### Problem
Take every line from the first down to the line with "var firstOpen = 0.89556;" and set it down exactly, without the pictures.
################
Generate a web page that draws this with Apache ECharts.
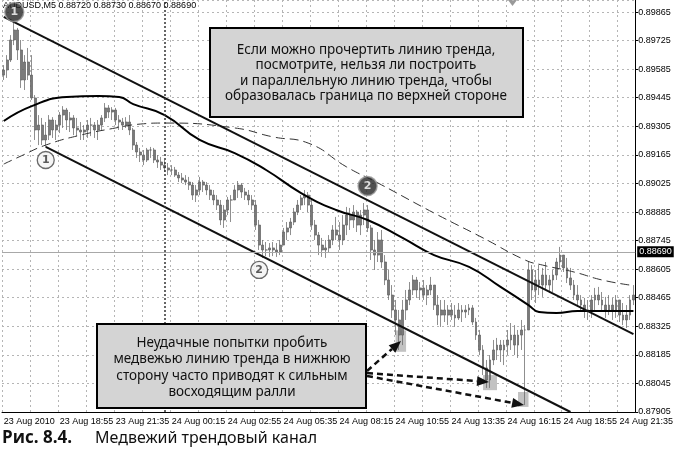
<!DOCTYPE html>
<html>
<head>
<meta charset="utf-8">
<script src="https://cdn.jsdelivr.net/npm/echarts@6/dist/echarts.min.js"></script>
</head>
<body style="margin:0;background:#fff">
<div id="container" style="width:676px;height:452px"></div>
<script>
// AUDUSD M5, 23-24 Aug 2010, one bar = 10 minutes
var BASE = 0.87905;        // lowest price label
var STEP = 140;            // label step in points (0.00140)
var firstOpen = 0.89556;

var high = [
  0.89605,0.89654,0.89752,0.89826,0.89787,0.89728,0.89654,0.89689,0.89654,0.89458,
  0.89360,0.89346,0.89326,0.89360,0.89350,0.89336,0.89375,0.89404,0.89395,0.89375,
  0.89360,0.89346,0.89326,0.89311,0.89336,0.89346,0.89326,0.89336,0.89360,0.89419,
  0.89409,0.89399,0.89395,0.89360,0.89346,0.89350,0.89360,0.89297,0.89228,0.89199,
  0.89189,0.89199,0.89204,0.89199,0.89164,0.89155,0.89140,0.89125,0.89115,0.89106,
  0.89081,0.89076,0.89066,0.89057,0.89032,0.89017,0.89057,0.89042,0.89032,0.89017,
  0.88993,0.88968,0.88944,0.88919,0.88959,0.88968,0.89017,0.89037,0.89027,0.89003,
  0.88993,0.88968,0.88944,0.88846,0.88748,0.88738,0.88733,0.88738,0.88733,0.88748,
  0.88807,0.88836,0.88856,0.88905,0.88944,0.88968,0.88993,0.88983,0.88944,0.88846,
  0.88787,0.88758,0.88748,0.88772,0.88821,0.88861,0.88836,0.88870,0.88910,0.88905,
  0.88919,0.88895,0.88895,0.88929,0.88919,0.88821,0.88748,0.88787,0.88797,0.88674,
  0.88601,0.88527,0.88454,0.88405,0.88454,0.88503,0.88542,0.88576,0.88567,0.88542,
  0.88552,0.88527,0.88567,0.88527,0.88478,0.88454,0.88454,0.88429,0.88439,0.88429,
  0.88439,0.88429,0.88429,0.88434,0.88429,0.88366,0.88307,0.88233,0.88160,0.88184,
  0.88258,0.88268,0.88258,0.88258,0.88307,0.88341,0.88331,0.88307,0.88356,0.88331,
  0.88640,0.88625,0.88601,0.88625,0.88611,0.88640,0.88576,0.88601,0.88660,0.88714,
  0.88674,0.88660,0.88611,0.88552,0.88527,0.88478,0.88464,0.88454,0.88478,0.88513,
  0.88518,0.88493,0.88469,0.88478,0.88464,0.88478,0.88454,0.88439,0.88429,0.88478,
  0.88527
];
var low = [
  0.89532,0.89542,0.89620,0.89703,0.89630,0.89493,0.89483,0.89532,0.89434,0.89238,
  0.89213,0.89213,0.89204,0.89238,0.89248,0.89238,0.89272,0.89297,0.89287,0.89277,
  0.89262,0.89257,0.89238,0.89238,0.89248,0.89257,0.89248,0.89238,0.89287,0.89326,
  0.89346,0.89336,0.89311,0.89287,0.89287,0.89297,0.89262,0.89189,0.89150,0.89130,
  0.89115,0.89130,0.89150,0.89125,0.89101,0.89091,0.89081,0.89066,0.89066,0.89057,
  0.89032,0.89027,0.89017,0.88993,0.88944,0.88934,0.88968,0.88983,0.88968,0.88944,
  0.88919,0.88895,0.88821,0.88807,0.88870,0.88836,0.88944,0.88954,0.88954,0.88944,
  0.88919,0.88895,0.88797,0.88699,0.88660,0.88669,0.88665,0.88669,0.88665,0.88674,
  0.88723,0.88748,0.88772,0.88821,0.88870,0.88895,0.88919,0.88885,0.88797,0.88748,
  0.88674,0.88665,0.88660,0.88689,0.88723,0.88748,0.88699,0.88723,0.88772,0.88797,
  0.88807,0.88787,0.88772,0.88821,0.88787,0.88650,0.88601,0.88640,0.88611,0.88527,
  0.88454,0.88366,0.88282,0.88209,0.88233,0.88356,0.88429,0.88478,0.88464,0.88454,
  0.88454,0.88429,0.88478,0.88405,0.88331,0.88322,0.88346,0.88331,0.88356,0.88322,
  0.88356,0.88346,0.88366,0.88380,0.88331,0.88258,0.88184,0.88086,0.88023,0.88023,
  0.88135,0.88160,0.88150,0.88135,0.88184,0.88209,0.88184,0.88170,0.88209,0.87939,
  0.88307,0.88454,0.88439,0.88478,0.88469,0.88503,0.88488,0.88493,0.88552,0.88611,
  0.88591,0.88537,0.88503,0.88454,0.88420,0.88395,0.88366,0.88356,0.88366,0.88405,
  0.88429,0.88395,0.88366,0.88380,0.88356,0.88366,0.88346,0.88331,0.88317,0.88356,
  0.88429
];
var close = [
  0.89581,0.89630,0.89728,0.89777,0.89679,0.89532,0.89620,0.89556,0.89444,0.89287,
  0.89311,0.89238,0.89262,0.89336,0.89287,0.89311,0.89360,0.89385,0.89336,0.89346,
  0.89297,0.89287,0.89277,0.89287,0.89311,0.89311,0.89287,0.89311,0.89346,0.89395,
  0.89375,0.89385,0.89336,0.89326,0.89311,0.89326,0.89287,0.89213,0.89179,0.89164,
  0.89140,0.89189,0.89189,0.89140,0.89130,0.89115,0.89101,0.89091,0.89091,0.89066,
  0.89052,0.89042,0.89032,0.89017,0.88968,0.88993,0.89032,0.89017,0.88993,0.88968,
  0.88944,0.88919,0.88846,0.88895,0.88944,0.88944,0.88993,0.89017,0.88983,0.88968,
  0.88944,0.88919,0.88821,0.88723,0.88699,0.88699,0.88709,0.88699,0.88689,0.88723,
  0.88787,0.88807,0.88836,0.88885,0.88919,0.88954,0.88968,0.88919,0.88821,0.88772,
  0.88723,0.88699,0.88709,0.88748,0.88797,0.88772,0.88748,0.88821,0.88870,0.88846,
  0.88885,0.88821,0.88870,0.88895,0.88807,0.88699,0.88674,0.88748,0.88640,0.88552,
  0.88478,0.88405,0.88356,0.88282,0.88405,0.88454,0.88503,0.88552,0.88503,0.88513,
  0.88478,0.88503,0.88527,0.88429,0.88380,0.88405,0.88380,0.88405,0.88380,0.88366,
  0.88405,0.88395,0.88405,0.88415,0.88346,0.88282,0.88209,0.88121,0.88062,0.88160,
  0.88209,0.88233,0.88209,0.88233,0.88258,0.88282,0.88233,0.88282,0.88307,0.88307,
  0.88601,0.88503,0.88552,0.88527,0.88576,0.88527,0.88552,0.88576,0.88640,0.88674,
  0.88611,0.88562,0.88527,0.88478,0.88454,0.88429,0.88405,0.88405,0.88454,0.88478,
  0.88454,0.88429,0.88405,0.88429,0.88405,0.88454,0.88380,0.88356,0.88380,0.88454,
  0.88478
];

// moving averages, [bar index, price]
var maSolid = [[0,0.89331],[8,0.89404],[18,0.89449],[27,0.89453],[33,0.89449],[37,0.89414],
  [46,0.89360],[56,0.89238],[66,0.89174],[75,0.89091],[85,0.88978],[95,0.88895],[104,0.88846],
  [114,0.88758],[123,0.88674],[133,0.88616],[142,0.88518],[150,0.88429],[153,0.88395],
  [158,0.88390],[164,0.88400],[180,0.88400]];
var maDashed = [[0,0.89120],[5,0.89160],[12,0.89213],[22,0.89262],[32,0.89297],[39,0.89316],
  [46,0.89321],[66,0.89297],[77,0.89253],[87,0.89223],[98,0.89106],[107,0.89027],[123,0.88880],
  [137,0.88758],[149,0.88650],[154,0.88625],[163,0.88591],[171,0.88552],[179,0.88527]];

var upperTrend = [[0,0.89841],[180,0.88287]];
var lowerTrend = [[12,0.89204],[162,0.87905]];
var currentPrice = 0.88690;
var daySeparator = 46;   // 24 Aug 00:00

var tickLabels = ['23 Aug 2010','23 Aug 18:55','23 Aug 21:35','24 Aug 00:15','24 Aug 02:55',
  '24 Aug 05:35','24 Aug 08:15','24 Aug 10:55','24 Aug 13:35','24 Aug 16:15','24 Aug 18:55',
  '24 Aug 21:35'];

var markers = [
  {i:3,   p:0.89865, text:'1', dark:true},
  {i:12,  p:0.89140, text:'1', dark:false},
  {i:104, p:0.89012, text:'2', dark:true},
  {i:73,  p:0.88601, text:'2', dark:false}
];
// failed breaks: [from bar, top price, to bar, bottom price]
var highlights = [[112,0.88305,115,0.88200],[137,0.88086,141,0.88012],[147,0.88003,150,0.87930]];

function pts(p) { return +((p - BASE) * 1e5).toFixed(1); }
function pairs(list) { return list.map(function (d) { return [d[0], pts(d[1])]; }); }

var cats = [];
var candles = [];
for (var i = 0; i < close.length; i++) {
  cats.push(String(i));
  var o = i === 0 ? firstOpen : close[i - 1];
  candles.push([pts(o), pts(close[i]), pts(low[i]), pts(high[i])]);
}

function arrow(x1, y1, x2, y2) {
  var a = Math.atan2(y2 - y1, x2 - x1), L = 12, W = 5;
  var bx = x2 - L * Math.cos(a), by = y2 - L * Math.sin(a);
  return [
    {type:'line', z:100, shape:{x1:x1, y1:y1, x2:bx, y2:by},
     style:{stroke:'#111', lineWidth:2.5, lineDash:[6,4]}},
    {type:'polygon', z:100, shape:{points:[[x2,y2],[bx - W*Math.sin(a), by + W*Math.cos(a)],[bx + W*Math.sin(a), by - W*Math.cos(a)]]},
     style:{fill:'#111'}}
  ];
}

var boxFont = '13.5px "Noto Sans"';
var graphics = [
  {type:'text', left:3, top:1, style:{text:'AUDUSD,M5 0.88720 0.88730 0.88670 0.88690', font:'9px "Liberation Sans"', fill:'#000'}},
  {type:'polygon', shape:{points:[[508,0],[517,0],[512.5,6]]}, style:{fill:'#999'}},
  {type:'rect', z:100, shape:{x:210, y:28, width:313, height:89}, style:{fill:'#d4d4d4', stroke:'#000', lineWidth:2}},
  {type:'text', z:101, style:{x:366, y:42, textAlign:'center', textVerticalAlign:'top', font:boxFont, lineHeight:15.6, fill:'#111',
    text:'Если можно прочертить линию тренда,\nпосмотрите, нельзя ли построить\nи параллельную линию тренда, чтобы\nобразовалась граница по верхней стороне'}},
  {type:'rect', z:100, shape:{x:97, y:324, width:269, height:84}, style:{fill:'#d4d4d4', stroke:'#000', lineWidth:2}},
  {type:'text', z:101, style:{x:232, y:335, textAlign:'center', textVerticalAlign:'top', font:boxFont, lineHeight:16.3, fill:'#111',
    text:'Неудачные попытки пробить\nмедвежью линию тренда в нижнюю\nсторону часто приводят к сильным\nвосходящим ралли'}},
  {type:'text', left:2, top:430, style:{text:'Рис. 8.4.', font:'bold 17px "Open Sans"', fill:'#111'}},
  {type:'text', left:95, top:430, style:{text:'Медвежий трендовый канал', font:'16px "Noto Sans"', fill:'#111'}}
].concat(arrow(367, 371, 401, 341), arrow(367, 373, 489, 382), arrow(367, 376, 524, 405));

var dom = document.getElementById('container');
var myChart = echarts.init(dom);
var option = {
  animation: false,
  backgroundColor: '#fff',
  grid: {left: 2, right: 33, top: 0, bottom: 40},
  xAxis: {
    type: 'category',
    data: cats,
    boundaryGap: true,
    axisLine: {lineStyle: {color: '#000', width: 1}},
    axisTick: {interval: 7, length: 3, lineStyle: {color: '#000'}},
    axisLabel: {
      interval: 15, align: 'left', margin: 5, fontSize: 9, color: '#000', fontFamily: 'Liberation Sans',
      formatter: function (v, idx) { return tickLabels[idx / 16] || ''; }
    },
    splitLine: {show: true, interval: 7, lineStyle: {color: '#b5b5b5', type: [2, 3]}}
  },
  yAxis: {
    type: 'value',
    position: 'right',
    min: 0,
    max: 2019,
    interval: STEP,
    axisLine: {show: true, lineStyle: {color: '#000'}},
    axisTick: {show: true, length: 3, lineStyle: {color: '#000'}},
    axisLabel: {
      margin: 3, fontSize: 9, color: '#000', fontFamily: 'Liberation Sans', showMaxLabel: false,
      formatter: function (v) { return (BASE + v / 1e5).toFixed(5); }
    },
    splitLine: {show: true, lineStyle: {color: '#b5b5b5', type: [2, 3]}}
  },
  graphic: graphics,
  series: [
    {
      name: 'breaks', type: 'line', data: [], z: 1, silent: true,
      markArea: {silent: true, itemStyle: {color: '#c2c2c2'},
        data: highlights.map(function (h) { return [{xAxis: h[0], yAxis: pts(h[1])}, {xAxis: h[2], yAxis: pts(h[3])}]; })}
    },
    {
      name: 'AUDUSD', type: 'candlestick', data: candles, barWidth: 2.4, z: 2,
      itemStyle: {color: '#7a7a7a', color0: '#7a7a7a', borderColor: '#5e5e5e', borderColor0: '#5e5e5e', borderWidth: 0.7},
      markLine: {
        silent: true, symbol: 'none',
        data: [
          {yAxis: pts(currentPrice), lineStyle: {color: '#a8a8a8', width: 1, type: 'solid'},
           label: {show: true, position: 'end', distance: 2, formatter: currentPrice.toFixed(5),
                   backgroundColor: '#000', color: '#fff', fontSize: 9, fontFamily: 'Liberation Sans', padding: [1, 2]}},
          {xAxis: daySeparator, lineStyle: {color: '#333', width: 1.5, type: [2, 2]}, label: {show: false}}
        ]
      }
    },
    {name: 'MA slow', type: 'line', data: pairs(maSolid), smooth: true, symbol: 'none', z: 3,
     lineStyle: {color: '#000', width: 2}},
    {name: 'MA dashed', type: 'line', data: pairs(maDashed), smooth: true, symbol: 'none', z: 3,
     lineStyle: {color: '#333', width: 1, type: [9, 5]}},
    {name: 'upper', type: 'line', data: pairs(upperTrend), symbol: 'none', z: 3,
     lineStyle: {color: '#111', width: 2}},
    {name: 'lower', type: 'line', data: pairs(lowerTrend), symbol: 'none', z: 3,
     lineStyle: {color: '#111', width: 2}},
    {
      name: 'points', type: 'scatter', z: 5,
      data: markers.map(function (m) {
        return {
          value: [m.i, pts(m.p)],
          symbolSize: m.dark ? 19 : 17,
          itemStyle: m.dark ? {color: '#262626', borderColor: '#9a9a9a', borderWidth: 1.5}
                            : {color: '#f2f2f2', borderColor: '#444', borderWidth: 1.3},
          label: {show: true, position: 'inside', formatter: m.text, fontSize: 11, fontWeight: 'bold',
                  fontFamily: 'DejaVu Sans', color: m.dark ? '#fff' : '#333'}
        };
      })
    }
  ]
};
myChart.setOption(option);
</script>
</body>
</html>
################
### Finished answer
Generate a web page that draws this with Apache ECharts.
<!DOCTYPE html>
<html>
<head>
<meta charset="utf-8">
<script src="https://cdn.jsdelivr.net/npm/echarts@6/dist/echarts.min.js"></script>
</head>
<body style="margin:0;background:#fff">
<div id="container" style="width:676px;height:452px"></div>
<script>
// AUDUSD M5, 23-24 Aug 2010, one bar = 10 minutes
var BASE = 0.87905;        // lowest price label
var STEP = 140;            // label step in points (0.00140)
var firstOpen = 0.89556;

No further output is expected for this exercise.